◆ **Exercise objective**
An exact copy of all the data is required, with pictures left out.

◆ **Data segment**

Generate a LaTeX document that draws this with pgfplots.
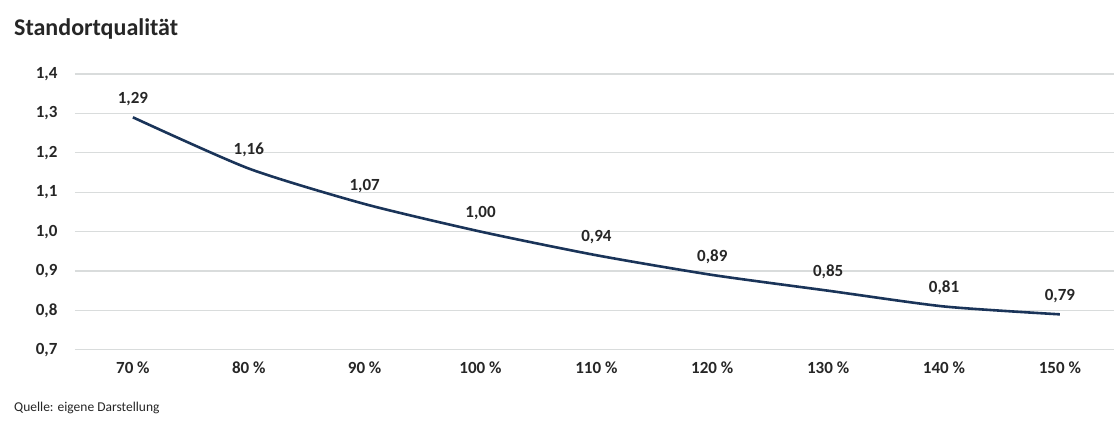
\documentclass[border=0pt]{standalone}
\usepackage{pgfplots}
\pgfplotsset{compat=1.18}
\usepackage{fontspec}
\setmainfont{Carlito}
\definecolor{linec}{HTML}{1A3459}
\definecolor{gridc}{HTML}{D9DCDC}
\definecolor{txt}{HTML}{262626}
\begin{document}
\begin{tikzpicture}[x=1pt,y=1pt]
\path[fill=white] (0,0) rectangle (1115,421);
\node[anchor=west,font=\bfseries\fontsize{24}{28}\selectfont,text=txt,inner sep=0pt] at (14,392) {Standortqualität};
\node[anchor=west,font=\fontsize{13.5}{15}\selectfont,text=txt,inner sep=0pt] at (14,13) {Quelle: eigene Darstellung};
\begin{axis}[
  at={(75pt,71pt)}, anchor=south west,
  scale only axis, width=1040pt, height=276pt,
  xmin=-0.5, xmax=8.47, ymin=0.7, ymax=1.4,
  ytick={0.7,0.8,0.9,1.0,1.1,1.2,1.3,1.4},
  xtick={0,1,2,3,4,5,6,7,8},
  xticklabels={70 \%,80 \%,90 \%,100 \%,110 \%,120 \%,130 \%,140 \%,150 \%},
  axis line style={draw=none},
  major tick length=0pt,
  ymajorgrids, grid style={gridc, line width=1.3pt},
  /pgf/number format/assume math mode=true,
  yticklabel style={/pgf/number format/use comma, /pgf/number format/fixed, /pgf/number format/fixed zerofill, /pgf/number format/precision=1},
  ticklabel style={font=\bfseries\fontsize{17}{19}\selectfont, text=txt},
  yticklabel style={anchor=east, xshift=-14pt},
  xticklabel style={yshift=-8pt},
  clip=false,
]
\addplot[linec, line width=2.6pt, smooth, tension=0.4,
  nodes near coords,
  point meta=explicit symbolic,
  every node near coord/.append style={font=\bfseries\fontsize{17}{19}\selectfont, text=txt, yshift=7pt}]
  table[meta=lab] {
x y lab
0 1.29 1,29
1 1.16 1,16
2 1.07 1,07
3 1.00 1,00
4 0.94 0,94
5 0.89 0,89
6 0.85 0,85
7 0.81 0,81
8 0.79 0,79
};
\end{axis}
\end{tikzpicture}
\end{document}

◆ **The reply**
Generate a LaTeX document that draws this with pgfplots.
\documentclass[border=0pt]{standalone}
\usepackage{pgfplots}
\pgfplotsset{compat=1.18}
\usepackage{fontspec}
\setmainfont{Carlito}
\definecolor{linec}{HTML}{1A3459}
\definecolor{gridc}{HTML}{D9DCDC}
\definecolor{txt}{HTML}{262626}
\begin{document}
\begin{tikzpicture}[x=1pt,y=1pt]
\path[fill=white] (0,0) rectangle (1115,421);
\node[anchor=west,font=\bfseries\fontsize{24}{28}\selectfont,text=txt,inner sep=0pt] at (14,392) {Standortqualität};
\node[anchor=west,font=\fontsize{13.5}{15}\selectfont,text=txt,inner sep=0pt] at (14,13) {Quelle: eigene Darstellung};
\begin{axis}[
  at={(75pt,71pt)}, anchor=south west,
  scale only axis, width=1040pt, height=276pt,
  xmin=-0.5, xmax=8.47, ymin=0.7, ymax=1.4,
  ytick={0.7,0.8,0.9,1.0,1.1,1.2,1.3,1.4},
  xtick={0,1,2,3,4,5,6,7,8},
  xticklabels={70 \%,80 \%,90 \%,100 \%,110 \%,120 \%,130 \%,140 \%,150 \%},
  axis line style={draw=none},
  major tick length=0pt,
  ymajorgrids, grid style={gridc, line width=1.3pt},
  /pgf/number format/assume math mode=true,
  yticklabel style={/pgf/number format/use comma, /pgf/number format/fixed, /pgf/number format/fixed zerofill, /pgf/number format/precision=1},
  ticklabel style={font=\bfseries\fontsize{17}{19}\selectfont, text=txt},
  yticklabel style={anchor=east, xshift=-14pt},
  xticklabel style={yshift=-8pt},
  clip=false,
]
\addplot[linec, line width=2.6pt, smooth, tension=0.4,
  nodes near coords,
  point meta=explicit symbolic,
  every node near coord/.append style={font=\bfseries\fontsize{17}{19}\selectfont, text=txt, yshift=7pt}]
  table[meta=lab] {
x y lab
0 1.29 1,29
1 1.16 1,16
2 1.07 1,07
3 1.00 1,00
4 0.94 0,94
5 0.89 0,89
6 0.85 0,85
7 0.81 0,81
8 0.79 0,79
};
\end{axis}
\end{tikzpicture}
\end{document}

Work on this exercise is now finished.